Sale of TNK-BP Stake Could Be 'Defining Transaction' for Dudley
by Jon Mainwaring
|Friday, June 01, 2012
The potential sale of BP's half of Russian subsidiary TNK-BP could be the "defining transaction" of Bob Dudley's tenure as CEO of the 'Big Five' oil major, according to a professional oil investor who follows the company.
On Friday, BP announced that it had received an unsolicited approach for its 50-percent shareholding in TNK-BP and that it had notified its partners – the Alfa-Access-Renova (AAR) consortium – of its intention to pursue a potential sale.
On Monday this week, TNK-BP itself reported that its own CEO had resigned. Mikhail Fridman has since been reported as saying that the joint venture was paralyzed and needed one of the two main partners to take full charge.

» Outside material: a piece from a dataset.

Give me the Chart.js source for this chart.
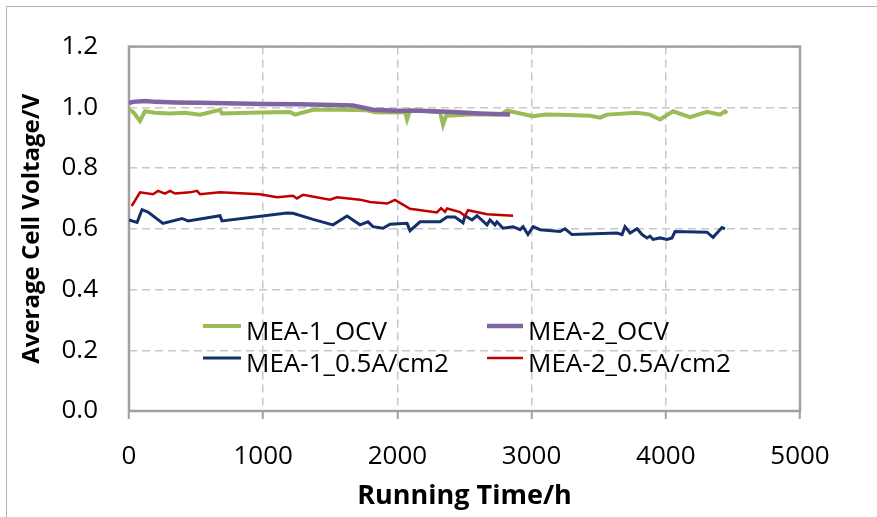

Nick McGregor, an oil sector commentator and investment manager at UK-based Redmayne Bentley Stockbrokers, pointed out to Rigzone in a phone interview that what Bob Dudley does with BP's stake in the Russian business "is potentially going to be very much the defining transaction of his tenure as chief exec".

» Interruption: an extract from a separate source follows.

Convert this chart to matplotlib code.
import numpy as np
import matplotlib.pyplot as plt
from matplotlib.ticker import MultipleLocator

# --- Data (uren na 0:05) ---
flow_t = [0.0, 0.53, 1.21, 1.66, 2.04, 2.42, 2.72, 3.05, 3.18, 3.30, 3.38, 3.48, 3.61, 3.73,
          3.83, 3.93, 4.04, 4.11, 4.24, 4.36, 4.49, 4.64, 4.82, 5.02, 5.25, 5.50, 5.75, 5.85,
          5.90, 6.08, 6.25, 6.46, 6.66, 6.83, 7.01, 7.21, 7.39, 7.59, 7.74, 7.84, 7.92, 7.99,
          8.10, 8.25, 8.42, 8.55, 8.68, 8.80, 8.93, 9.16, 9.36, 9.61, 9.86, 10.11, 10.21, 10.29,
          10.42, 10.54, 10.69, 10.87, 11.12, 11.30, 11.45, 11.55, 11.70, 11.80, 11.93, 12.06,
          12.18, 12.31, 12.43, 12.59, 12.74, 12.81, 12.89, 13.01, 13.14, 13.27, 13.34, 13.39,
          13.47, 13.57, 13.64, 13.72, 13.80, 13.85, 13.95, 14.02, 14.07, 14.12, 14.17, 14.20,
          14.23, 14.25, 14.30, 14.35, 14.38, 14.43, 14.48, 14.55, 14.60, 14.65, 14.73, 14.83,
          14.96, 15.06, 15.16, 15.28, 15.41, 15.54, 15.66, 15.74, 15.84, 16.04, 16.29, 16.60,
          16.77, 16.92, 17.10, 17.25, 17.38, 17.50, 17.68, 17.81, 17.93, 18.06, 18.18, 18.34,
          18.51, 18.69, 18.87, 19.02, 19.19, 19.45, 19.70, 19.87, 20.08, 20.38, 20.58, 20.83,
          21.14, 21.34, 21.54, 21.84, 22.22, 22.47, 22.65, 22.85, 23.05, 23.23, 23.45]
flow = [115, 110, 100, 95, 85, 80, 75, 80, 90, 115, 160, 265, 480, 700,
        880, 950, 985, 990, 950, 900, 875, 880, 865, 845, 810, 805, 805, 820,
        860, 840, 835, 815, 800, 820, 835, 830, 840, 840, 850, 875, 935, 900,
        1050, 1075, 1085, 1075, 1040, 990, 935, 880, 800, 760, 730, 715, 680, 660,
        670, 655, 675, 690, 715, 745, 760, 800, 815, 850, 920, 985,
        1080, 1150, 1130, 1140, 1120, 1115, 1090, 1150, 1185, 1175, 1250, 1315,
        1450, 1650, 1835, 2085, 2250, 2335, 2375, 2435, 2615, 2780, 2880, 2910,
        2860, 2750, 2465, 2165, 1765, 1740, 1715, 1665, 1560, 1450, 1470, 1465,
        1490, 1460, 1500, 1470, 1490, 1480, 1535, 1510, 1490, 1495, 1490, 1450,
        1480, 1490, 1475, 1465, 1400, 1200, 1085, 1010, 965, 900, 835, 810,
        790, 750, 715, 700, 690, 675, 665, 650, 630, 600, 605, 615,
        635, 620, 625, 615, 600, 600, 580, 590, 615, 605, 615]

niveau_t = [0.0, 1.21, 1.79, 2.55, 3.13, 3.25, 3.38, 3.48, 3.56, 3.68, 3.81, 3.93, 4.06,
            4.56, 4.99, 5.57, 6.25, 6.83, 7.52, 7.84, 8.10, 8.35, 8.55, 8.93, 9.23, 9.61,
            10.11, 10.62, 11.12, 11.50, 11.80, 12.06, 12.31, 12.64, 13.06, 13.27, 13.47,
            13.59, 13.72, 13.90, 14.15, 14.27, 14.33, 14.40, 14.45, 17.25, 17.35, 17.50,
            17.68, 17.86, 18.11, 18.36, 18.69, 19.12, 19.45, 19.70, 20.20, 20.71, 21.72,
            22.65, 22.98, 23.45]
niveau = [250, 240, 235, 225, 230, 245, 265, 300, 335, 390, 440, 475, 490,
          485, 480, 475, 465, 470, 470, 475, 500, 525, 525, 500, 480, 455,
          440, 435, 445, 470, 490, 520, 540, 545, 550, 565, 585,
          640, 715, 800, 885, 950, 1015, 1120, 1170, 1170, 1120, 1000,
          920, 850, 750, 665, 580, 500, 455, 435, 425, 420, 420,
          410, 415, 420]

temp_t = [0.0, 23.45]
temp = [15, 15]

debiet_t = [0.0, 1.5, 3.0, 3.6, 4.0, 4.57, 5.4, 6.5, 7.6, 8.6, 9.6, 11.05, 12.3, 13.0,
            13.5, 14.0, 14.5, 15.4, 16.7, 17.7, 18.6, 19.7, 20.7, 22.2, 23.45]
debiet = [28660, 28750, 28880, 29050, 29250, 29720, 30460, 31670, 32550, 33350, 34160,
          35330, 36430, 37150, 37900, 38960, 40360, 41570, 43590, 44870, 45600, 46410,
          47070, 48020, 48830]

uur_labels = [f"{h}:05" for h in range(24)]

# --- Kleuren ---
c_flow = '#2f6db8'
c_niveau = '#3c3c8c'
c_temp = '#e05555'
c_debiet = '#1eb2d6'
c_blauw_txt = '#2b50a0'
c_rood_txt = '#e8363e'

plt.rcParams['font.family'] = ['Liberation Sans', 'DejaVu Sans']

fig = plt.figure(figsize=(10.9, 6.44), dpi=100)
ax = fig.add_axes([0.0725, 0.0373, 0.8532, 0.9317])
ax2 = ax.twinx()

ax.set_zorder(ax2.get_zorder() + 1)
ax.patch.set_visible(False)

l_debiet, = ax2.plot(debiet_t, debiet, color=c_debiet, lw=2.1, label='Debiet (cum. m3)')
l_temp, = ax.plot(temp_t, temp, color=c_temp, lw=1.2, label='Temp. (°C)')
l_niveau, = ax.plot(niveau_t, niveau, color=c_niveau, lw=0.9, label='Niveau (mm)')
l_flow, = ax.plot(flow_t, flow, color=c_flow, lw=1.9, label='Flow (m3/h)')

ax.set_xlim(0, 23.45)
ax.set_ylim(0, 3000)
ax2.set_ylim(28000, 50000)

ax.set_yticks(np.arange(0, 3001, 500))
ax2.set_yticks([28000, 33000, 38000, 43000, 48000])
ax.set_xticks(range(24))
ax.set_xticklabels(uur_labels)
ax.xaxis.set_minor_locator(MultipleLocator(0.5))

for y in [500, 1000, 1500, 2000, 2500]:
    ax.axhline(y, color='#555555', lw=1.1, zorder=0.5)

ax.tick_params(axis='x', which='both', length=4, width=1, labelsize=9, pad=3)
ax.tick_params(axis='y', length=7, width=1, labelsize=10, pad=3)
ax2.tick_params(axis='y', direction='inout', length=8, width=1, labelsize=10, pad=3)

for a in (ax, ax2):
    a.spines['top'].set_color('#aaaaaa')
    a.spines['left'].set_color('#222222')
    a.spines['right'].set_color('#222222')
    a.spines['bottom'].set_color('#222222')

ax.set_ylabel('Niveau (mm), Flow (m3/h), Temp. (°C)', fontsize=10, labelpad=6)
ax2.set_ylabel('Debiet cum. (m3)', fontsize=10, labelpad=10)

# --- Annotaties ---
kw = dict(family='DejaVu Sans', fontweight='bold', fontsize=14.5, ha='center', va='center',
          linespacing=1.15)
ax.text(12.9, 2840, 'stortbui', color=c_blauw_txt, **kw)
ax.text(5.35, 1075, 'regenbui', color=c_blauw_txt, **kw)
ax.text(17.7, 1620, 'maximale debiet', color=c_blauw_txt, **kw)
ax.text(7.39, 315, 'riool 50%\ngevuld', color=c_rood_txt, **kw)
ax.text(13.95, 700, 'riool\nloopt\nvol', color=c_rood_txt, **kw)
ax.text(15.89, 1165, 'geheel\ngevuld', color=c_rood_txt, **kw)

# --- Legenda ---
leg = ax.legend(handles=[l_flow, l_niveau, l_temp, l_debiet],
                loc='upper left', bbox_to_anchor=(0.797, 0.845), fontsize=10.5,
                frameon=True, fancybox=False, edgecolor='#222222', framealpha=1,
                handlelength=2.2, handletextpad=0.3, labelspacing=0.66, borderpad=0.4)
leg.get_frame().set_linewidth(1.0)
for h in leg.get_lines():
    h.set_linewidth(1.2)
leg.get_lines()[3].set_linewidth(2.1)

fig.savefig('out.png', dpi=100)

The fact that BP has made the approach public makes it likely that BP's rather difficult nine-year period as a stakeholder in TNK-BP is about to come to an end, according to McGregor. "On the face of it they've got to look at unsolicited approaches, just in the interests of shareholders and so on, but the fact that they've gone public with the thing quite so bluntly does certainly make it sound as if they are willing to walk for a reasonable price," he said.
That reasonable price would probably be somewhere between $25 billion and $30 billion, particularly since BP itself offered to pay AAR some $32 billion for its half of TNK-BP last year.

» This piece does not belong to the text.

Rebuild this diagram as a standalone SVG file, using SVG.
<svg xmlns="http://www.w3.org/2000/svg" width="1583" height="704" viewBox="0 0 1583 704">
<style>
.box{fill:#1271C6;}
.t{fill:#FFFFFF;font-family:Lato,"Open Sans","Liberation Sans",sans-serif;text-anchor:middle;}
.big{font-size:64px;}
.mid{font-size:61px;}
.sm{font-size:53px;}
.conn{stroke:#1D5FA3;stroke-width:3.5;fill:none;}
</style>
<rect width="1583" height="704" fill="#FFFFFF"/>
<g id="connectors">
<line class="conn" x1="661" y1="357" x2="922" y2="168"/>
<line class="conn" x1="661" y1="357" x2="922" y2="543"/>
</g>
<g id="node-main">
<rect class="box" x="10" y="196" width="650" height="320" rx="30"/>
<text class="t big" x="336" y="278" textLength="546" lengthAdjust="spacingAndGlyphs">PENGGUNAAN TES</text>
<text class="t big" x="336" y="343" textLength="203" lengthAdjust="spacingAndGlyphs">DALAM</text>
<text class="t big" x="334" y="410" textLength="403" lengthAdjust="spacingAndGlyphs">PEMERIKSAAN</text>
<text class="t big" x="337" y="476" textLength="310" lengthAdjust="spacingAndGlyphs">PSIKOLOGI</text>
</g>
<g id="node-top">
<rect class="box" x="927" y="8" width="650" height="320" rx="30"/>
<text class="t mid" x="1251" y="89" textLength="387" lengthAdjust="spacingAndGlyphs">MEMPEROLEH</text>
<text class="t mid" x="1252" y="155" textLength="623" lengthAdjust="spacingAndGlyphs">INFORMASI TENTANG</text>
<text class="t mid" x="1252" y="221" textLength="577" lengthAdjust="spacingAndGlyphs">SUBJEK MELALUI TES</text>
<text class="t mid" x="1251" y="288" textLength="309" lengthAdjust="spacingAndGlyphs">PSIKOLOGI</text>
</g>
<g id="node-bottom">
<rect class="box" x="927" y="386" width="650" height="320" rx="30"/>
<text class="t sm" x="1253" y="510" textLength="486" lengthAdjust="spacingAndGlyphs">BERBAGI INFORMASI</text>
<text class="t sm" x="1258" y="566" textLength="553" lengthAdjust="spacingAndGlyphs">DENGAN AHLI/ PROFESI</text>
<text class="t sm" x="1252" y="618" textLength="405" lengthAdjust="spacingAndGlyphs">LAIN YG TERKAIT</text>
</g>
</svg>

"The big issue [for BP] is what they then do with $25 to $30 billion," said McGregor.
Currently, TNK-BP contributes almost 30 percent of BP's total production while also making up around 30 percent of the company's reserves. So, the sale of the Russian subsidiary would make the firm more of a "bit player" in the oil sector and could even make it vulnerable to takeover, particularly in the light of shareholder concerns about a lack of direction at BP, according to McGregor.
"Unless Bob Dudley can deal with the longstanding accusation about strategy and show there is a very clear growth-focused plan for the proceeds then I think there is a risk that he's put BP in play," he said.
"If he wants to avoid that he's going to have to come out, on the back of any sales transaction, with a very, very clear, very determined growth strategy to deploy the proceeds. Because otherwise, if things remain in the scenario where BP has large amounts of cash but no huge investor confidence that there is a growth strategy there, shareholders will end up running a measuring rule over the net asset value and saying: "We will be better off letting it get taken over.'"
On the other hand, a well-defined strategy that is accepted by BP's shareholders could be a "very good thing". Ideally, BP would go out and buy choice assets to replace some of the reserves that were implied in TNK-BP while replacing some of the production with better-margin production, according to McGregor.
This would also see a boon for the oil sector in general as BP runs its own slide rule over more junior firms. "If [Dudley] can show that he's going to use the $30 billion, you could see a lot of second-line players potentially falling into BP's sights. BP could become the principal acquirer in the sector for the next couple of years. But investors have got to trust the strategy and they've got to be shown the strategy if they are going to buy into this," added McGregor.